Here we are accurately taught that the people – that is, the laborers in the colony – went "as endangered by the law, or their own necessities." How were they "endangered"? By what "law"? By what "necessity"? A writer of that time furnishes the reply, – in the crowded population, the poverty of the working class, and the encroachments of their rich neighbors; and urges emigration as the relief. He writes the following: —

"Look seriously into the land, and see whether there bee not just cause, if not a necessity to seek abroad. The people do swarme in the land as young bees in a hive in June: insomuch that there is hardly room for one man to live by another. The mightier, like old strong bees, thrust the weaker, as younger out of their hives. Lords of manors convert townships, in which were a hundredth or two hundredth communicants, to a shepheard and his dog. The true laboring husbandman, that sustaineth the prince by the plow, who was wont to feed many poore, to set many people on work, and pay twice as much subsidie and fifteenes to the king for his proportion of earth, as his landlord did for ten times as much; that was wont to furnish the church with saints, the musters with able persons to fight for their soveraigne, is now turned laborer, and can hardly scape the statutes of rogues and vagrants… The poore metall man worketh his bones out and swelteth himself in the fire; yet for all his labor, having charge of wife and children, he can hardly keep himselfe from the almes box… The poor man receiveth very neere four pence for every sixepeny worth of work. The thoughtfull poore woman that hath her small children standing at her side and hanging on her breast, she worketh with her needle and laboureth with her fingers, her candle goeth not out by night, she is often deluding the bitterness of her life with sweete songs, that she singeth to a heavy heart… I warrant you her songs want no passion; she never saith, O Lord, but a salt teare droppeth from her sorrowfull heart, that weepeth with the head for company with teares of sweetest bloud. And when all the week is ended, she can hardly earn salt enough for her water gruel to feede on upon the Sunday."

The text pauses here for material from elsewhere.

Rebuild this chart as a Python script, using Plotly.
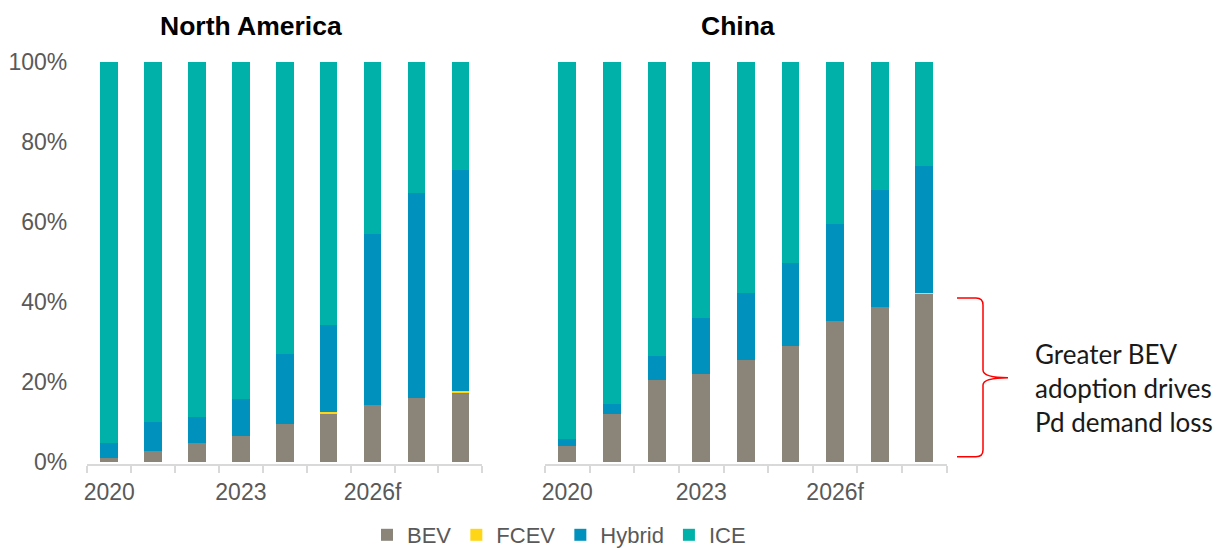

Surely here is a picture of extreme poverty, – fully corroborated by a document in Mather, – showing how "the land grew weary of her inhabitants;" and how "children, neighbors and friends, especially the poor, were counted the greatest burdens." It tells us how the honest yeomanry and worthy laborers of that day were harassed by the encroachments of their "mightier" neighbors, and the rigid oppression of the civil law. They were "endangered" through no fault of their own. One cannot but recall a part of the petition of Agur, – "lest I be poor, and steal" to support life. But are we to consider such men as "rascals and villains"? And were any such men, sentenced, as men of guilt, to go forth as a part of the colony? Symonds here gives a full and sufficient interpretation to the meaning of Lloyd and Alexander.